Sunday, January 02, 2022

What? Why?



No matter what month a Thoroughbred horse is born, its birthday is assigned as January 1. (The universal birthday is August 1 in the Southern Hemisphere.) Supposedly, this makes it easier to keep track of Thoroughbred horses' bloodlines, but I cannot see how.  The rule was promulgated by the organizations that regulate the Thoroughbred breed

3 comments:

Jane Howarth said...

The actual day a tb is born is recorded on a tb's passport. The rule of being a year older from the 1st January is about racing them, specifically flat racing of 2 and 3 year olds.
In the UK if breeding for the flat racing you will be trying to get your foals born as close to the 1st Jan onwards, as racing them at the very tender age 2 years and 3 years (when they are still growing), the closer to that date gives a bit of an advantage.
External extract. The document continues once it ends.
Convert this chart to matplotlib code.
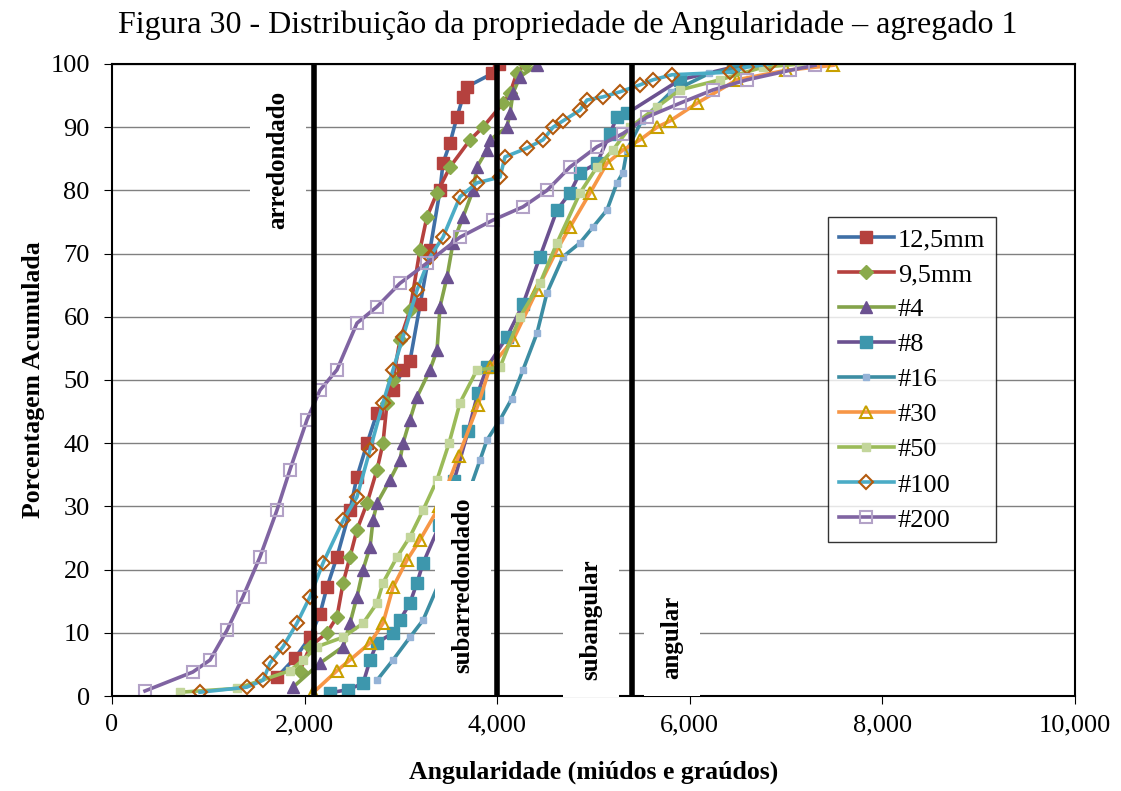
import matplotlib.pyplot as plt
from matplotlib.ticker import FuncFormatter

# Pontos (angularidade, % acumulada)
x_125 = [1713, 1900, 2056, 2160, 2232, 2336, 2471, 2544, 2650, 2752, 2918, 3022, 3094, 3200, 3302, 3406, 3437, 3510, 3582, 3645, 3686, 3950, 4020]
y_125 = [3, 6, 9.3, 13, 17.2, 22, 29.4, 34.7, 40, 44.8, 48.4, 51.6, 53, 62, 70.6, 80, 84.3, 87.5, 91.6, 94.8, 96.4, 98.5, 100]

x_95 = [1952, 2056, 2232, 2336, 2400, 2471, 2544, 2648, 2752, 2814, 2856, 2918, 2990, 3094, 3198, 3270, 3375, 3510, 3718, 3852, 4060, 4133, 4205, 4290]
y_95 = [4, 7.8, 10, 12.5, 17.9, 22, 26.3, 30.5, 35.8, 40, 46.4, 50, 56.3, 61, 70.6, 75.8, 79.6, 83.7, 88, 90, 93.8, 95.4, 98.6, 100]

x_4 = [1880, 2160, 2400, 2471, 2544, 2607, 2680, 2710, 2752, 2887, 2990, 3022, 3094, 3167, 3302, 3375, 3406, 3479, 3541, 3645, 3749, 3790, 3894, 3925, 4100, 4133, 4164, 4237, 4413]
y_4 = [1.4, 5.2, 7.8, 11.5, 15.7, 20, 23.6, 27.8, 30.5, 34.2, 37.3, 40, 43.7, 47.3, 51.6, 54.7, 61.6, 66.3, 71.7, 75.8, 80, 83.7, 86.4, 88, 90, 92.2, 95.4, 98, 99.8]

x_8 = [2260, 2450, 2607, 2680, 2752, 2918, 2990, 3094, 3167, 3230, 3400, 3550, 3700, 3800, 3894, 4100, 4268, 4444, 4621, 4756, 4860, 5036, 5171, 5244, 5348, 5898, 6449, 6780]
y_8 = [0.5, 1, 2, 5.7, 8.4, 10, 12, 14.7, 17.9, 21, 27, 34, 42, 48, 52, 56.8, 62, 69.5, 76.9, 79.6, 82.8, 84.3, 89, 91.6, 92.2, 97.5, 99.5, 100]

x_16 = [2752, 2918, 3094, 3230, 3400, 3550, 3700, 3821, 3894, 4029, 4150, 4268, 4413, 4517, 4683, 4860, 4995, 5140, 5244, 5306, 5348, 5500, 5800, 6200, 6700]
y_16 = [2.5, 5.7, 9.3, 12, 18, 25, 32, 37.3, 40.5, 43.7, 47, 51.6, 57.4, 63.8, 69.5, 71.7, 74.2, 76.9, 81.2, 82.8, 86.4, 91, 95.5, 98.5, 100]

x_30 = [2087, 2336, 2471, 2680, 2814, 2918, 3063, 3198, 3400, 3600, 3800, 3925, 4164, 4413, 4621, 4756, 4964, 5140, 5306, 5483, 5660, 5795, 6075, 6490, 7000, 7487]
y_30 = [0.5, 4, 5.7, 8.4, 11.5, 17.2, 21.5, 24.7, 30, 38, 46, 52, 56.3, 64.2, 70.6, 74.2, 79.6, 84.3, 86.4, 88, 90, 91, 93.8, 97.5, 99, 99.8]

x_50 = [706, 1300, 1850, 1983, 2129, 2400, 2607, 2752, 2814, 2960, 3094, 3230, 3375, 3500, 3614, 3790, 4029, 4237, 4444, 4621, 4860, 5036, 5202, 5379, 5660, 5898, 6313, 6760, 7144]
y_50 = [0.6, 1.2, 4, 5.7, 7.8, 9.3, 11.5, 14.7, 17.9, 22, 25.2, 29.4, 34.2, 40, 46.4, 51.6, 52, 60, 65.3, 71.7, 79.6, 83.7, 86.4, 90, 93.2, 95.9, 97.5, 99.5, 100]

x_100 = [914, 1400, 1570, 1640, 1776, 1920, 2056, 2190, 2400, 2544, 2680, 2814, 2918, 3022, 3167, 3302, 3437, 3614, 3790, 4029, 4081, 4310, 4476, 4580, 4683, 4860, 4932, 5100, 5275, 5483, 5618, 5815, 6417, 6594, 6833]
y_100 = [0.6, 1.4, 2.5, 5.2, 7.8, 11.5, 15.7, 21, 27.8, 31.5, 39, 46.4, 51.6, 56.8, 64.2, 69.5, 72.6, 79, 81.2, 82.1, 85.3, 86.7, 88, 90, 91, 92.7, 94.3, 94.8, 95.6, 96.7, 97.5, 98.3, 98.7, 99.5, 100]

x_200 = [343, 840, 1018, 1194, 1360, 1537, 1713, 1848, 2025, 2160, 2336, 2544, 2752, 2990, 3270, 3614, 3956, 4268, 4517, 4756, 5036, 5306, 5555, 5898, 6240, 6594, 7040, 7300]
y_200 = [0.8, 3.8, 5.7, 10.4, 15.7, 22, 29.4, 35.8, 43.7, 48.4, 51.6, 59, 61.6, 65.3, 68.5, 72.6, 75.3, 77.4, 80, 83.7, 86.9, 89, 91.6, 93.8, 95.9, 97.5, 99, 99.8]

limites = [2100, 4000, 5400]

plt.rcParams['font.family'] = ['Liberation Serif', 'DejaVu Serif']

fig = plt.figure(figsize=(11.21, 7.91), dpi=100)
ax = fig.add_axes([0.0999, 0.1201, 0.8591, 0.7990])

lw = 2.6
ax.plot(x_125, y_125, color='#3F6FA6', lw=lw, marker='s', ms=8, mfc='#B5413E', mec='#B5413E', label='12,5mm')
ax.plot(x_95, y_95, color='#B5413E', lw=lw, marker='D', ms=7, mfc='#8AAA4B', mec='#8AAA4B', label='9,5mm')
ax.plot(x_4, y_4, color='#84A34A', lw=lw, marker='^', ms=8, mfc='#6B5190', mec='#6B5190', label='#4')
ax.plot(x_8, y_8, color='#6B5190', lw=lw, marker='s', ms=8, mfc='#3D97AD', mec='#3D97AD', label='#8')
ax.plot(x_16, y_16, color='#3C8DA3', lw=lw, marker='s', ms=5, mfc='#95B3D7', mec='#95B3D7', label='#16')
ax.plot(x_30, y_30, color='#F79646', lw=lw, marker='^', ms=8, mfc='none', mec='#C8A000', mew=1.5, label='#30')
ax.plot(x_50, y_50, color='#9BBB59', lw=lw, marker='s', ms=6, mfc='#C3D69B', mec='#C3D69B', label='#50')
ax.plot(x_100, y_100, color='#4BACC6', lw=lw, marker='D', ms=7, mfc='none', mec='#B35A0E', mew=1.5, label='#100')
ax.plot(x_200, y_200, color='#8064A2', lw=lw, marker='s', ms=9, mfc='none', mec='#B3A2C7', mew=1.5, label='#200')

# Limites de classe
for xv in limites:
    ax.plot([xv, xv], [0, 100], color='black', lw=4, zorder=5)

caixa = dict(facecolor='white', edgecolor='none', pad=12)
ax.text(1724, 84.8, 'arredondado', rotation=90, ha='center', va='center', fontsize=18, fontweight='bold', bbox=caixa, zorder=10)
ax.text(3645, 17.5, 'subarredondado', rotation=90, ha='center', va='center', fontsize=18, fontweight='bold', bbox=caixa, zorder=10)
ax.text(4975, 12, 'subangular', rotation=90, ha='center', va='center', fontsize=18, fontweight='bold', bbox=caixa, zorder=10)
ax.text(5815, 9.3, 'angular', rotation=90, ha='center', va='center', fontsize=18, fontweight='bold', bbox=caixa, zorder=10)

ax.set_xlim(0, 10000)
ax.set_ylim(0, 100)
ax.set_xticks(range(0, 10001, 2000))
ax.set_yticks(range(0, 101, 10))
ax.xaxis.set_major_formatter(FuncFormatter(lambda v, p: f'{int(v):,}'))
ax.tick_params(labelsize=19, direction='out', length=6)
ax.tick_params(axis='y', pad=10)
ax.tick_params(axis='x', pad=7)
ax.grid(axis='y', color='#808080', lw=1)
ax.set_axisbelow(True)
for s in ax.spines.values():
    s.set_color('black')
    s.set_linewidth(1.5)

fig.text(0.506, 1 - 33 / 791, 'Figura 30 - Distribuição da propriedade de Angularidade – agregado 1',
         fontsize=23, ha='center', va='baseline')
ax.set_xlabel('Angularidade (miúdos e graúdos)', fontsize=18.5, fontweight='bold', labelpad=18)
ax.set_ylabel('Porcentagem Acumulada', fontsize=18.5, fontweight='bold', labelpad=4)

leg = ax.legend(loc='upper left', bbox_to_anchor=(0.7435, 0.758), borderaxespad=0, fontsize=19, frameon=True,
                fancybox=False, edgecolor='black', handlelength=2.1, labelspacing=0.44, borderpad=0.4,
                handletextpad=0.15)
leg.get_frame().set_linewidth(1)
leg.set_zorder(20)

fig.savefig('out.png', dpi=100)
So the 1st Jan and 1st August dates are about age classification for racing of tb's.

Unknown said...

The reason you cannot see how this makes it "supposedly easier to keep track of Thoroughbred bloodlines" is because it has nothing to do with that. The reason for the Jan 1st birthdate is for the racing industry. Races are written for age groups in addition to sex divisions/winner divisions, such as 2 year olds, or 3 year olds or 3 and 4 year olds, or 4 year olds and up. If the race is in January and the horse was born in May, he is still considered eligible for that race, since his "birthday" was Jan. 1st. Pedigrees (thus bloodline information) are kept with the true birthdate on that horse.

Jane Howarth said...

Just to add to my previous comment. Although there is incredible (incestious) tight breeding of tbs mainly for flat racing, especially for sprinters and as we know, breeding for the extreme of one thing in a species, in this case "speed." It leads to problems elsewhere fertility, temperament, hoofs to name a couple problems with breeding for "speed."
The General TB Stud Book for tbs run by Weatherbys is interesting. You can take a Welsh Cob mare and put it to a registered tb stallion and register it as a non-tb with them. Technically that animal is then eligible to race against full tbs. If a filly and you then breed again to a tb and so on until the offspring is 15/16 tb, it then goes to full tb passport and is entered on the General TB Stud Book.
A stud I worked on, someone did just that. They brought a Welsh Cob mare to the stud and said, "I want to breed a racehorse from her." Four generations later the Great Great Granddaughter of that mare won a Maiden Point-to-point (amatuer jump racing in uk, which although amatuer, you will have to be training your horse at a professional level to win at these days) race.